COLLECTED MATERIAL>
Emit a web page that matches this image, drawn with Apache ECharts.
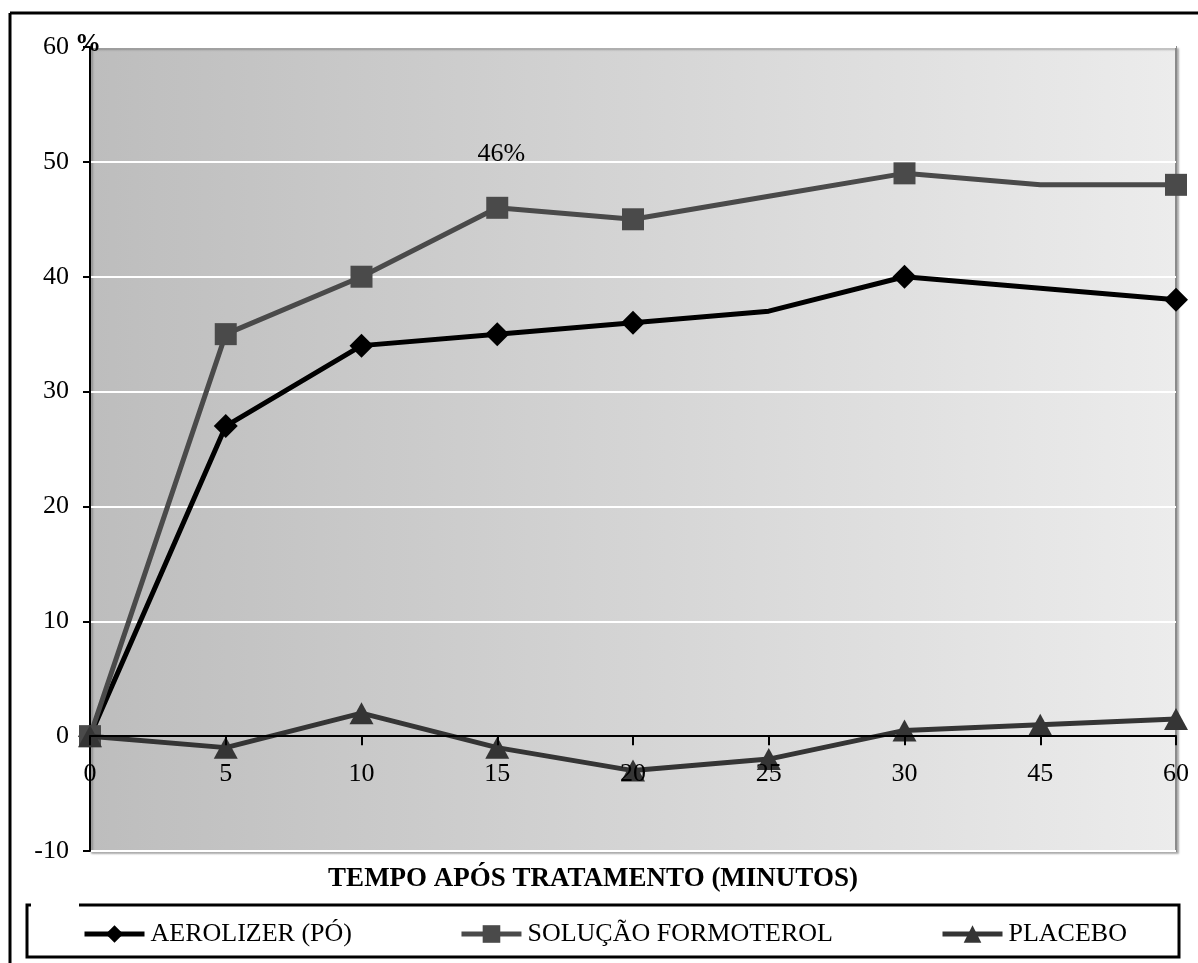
<!DOCTYPE html>
<html>
<head>
<meta charset="utf-8">
<script src="https://cdn.jsdelivr.net/npm/echarts@6/dist/echarts.min.js"></script>
<style>
html,body{margin:0;padding:0;background:#fff;}
#chart{width:1198px;height:963px;}
</style>
</head>
<body>
<div id="chart"></div>
<script>
// ---- data ----
const categories = ['0', '5', '10', '15', '20', '25', '30', '45', '60'];
const aerolizer = [0, 27, 34, 35, 36, 37, 40, 39, 38];
const solucao   = [0, 35, 40, 46, 45, 47, 49, 48, 48];
const placebo   = [0, -1, 2, -1, -3, -2, 0.5, 1, 1.5];
const seriesNames = ['AEROLIZER (PÓ)', 'SOLUÇÃO FORMOTEROL', 'PLACEBO'];
// time points drawn without a marker on the first two lines
const unmarked = ['25', '45'];
const annotationText = '46%';
const xTitle = 'TEMPO APÓS TRATAMENTO (MINUTOS)';
const yUnit = '%';
const yMin = -10, yMax = 60, yStep = 10;

const FONT = '"Liberation Serif", "Times New Roman", serif';

const GRID = { left: 90, right: 22, top: 47, bottom: 112 };
const plotHeight = 963 - GRID.top - GRID.bottom;
// shift the x axis (line, ticks and labels) up to the value 0
const zeroOffset = -plotHeight * (0 - yMin) / (yMax - yMin);

function withMarkers(values) {
  return values.map((v, i) => unmarked.indexOf(categories[i]) >= 0
    ? { value: v, symbol: 'none' }
    : v);
}

const chart = echarts.init(document.getElementById('chart'), null, { renderer: 'canvas' });

const option = {
  animation: false,
  backgroundColor: '#fff',
  textStyle: { fontFamily: FONT },
  grid: {
    left: GRID.left, right: GRID.right, top: GRID.top, bottom: GRID.bottom,
    show: true,
    backgroundColor: new echarts.graphic.LinearGradient(0, 0, 1, 0, [
      { offset: 0, color: '#bdbdbd' },
      { offset: 1, color: '#ececec' }
    ]),
    borderColor: '#8a8a8a',
    borderWidth: 2,
    shadowColor: 'rgba(0,0,0,0.25)',
    shadowBlur: 2,
    shadowOffsetX: 2,
    shadowOffsetY: 2
  },
  xAxis: {
    type: 'category',
    data: categories,
    boundaryGap: false,
    position: 'bottom',
    offset: zeroOffset,
    z: 6,
    axisLine: { show: true, onZero: false, lineStyle: { color: '#000', width: 2 } },
    axisTick: { show: true, inside: false, length: 9, lineStyle: { color: '#000', width: 2 } },
    axisLabel: { color: '#000', fontSize: 26, fontFamily: FONT, margin: 25, interval: 0 },
    splitLine: { show: false }
  },
  yAxis: {
    type: 'value',
    min: yMin, max: yMax, interval: yStep,
    axisLine: { show: true, lineStyle: { color: '#000', width: 2 } },
    axisTick: { show: true, inside: false, length: 7, lineStyle: { color: '#000', width: 2 } },
    axisLabel: { color: '#000', fontSize: 26, fontFamily: FONT, margin: 21 },
    splitLine: { show: true, lineStyle: { color: '#ffffff', width: 2 } }
  },
  legend: {
    left: 77, top: 916,
    itemWidth: 60, itemHeight: 22, itemGap: 107,
    lineStyle: { width: 5 },
    textStyle: { color: '#000', fontSize: 26, fontFamily: FONT, padding: [0, 0, 0, 1] },
    data: seriesNames
  },
  series: [
    {
      name: seriesNames[0], type: 'line',
      data: withMarkers(aerolizer),
      symbol: 'diamond', symbolSize: [24, 24],
      lineStyle: { color: '#000', width: 5 },
      itemStyle: { color: '#000' },
      z: 3
    },
    {
      name: seriesNames[1], type: 'line',
      data: withMarkers(solucao),
      symbol: 'rect', symbolSize: 22,
      lineStyle: { color: '#4a4a4a', width: 5 },
      itemStyle: { color: '#4a4a4a' },
      z: 4,
      markPoint: {
        symbol: 'circle', symbolSize: 0,
        label: { show: true, formatter: annotationText, position: 'inside', color: '#000', fontSize: 26, fontFamily: FONT, offset: [4, 0] },
        data: [{ coord: ['15', 50.7] }]
      }
    },
    {
      name: seriesNames[2], type: 'line',
      data: placebo,
      symbol: 'triangle', symbolSize: [24, 22],
      lineStyle: { color: '#353535', width: 5 },
      itemStyle: { color: '#353535' },
      z: 5
    }
  ],
  graphic: [
    // outer frame (top and left edges visible in the reference)
    { type: 'line', shape: { x1: 10, y1: 13, x2: 1198, y2: 13 }, style: { stroke: '#000', lineWidth: 3 }, silent: true },
    { type: 'line', shape: { x1: 10, y1: 13, x2: 10, y2: 963 }, style: { stroke: '#000', lineWidth: 3 }, silent: true },
    // legend box
    { type: 'polyline', shape: { points: [[31, 905], [27, 905], [27, 957], [1179, 957], [1179, 905], [79, 905]] }, style: { stroke: '#000', lineWidth: 3, fill: null }, silent: true },
    // axis titles
    { type: 'text', x: 593, y: 879, style: { text: xTitle, fill: '#000', font: 'bold 27px ' + FONT, textAlign: 'center', textVerticalAlign: 'middle' }, silent: true, z: 10 },
    { type: 'text', x: 88, y: 44, style: { text: yUnit, fill: '#000', font: 'bold 26px ' + FONT, textAlign: 'center', textVerticalAlign: 'middle' }, silent: true, z: 10 }
  ]
};

chart.setOption(option);
</script>
</body>
</html>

PROBLEM DETAILS> Pick out the lines containing the word "drawn" and show them.

EXPECTED ANSWER>
Emit a web page that matches this image, drawn with Apache ECharts.
// time points drawn without a marker on the first two lines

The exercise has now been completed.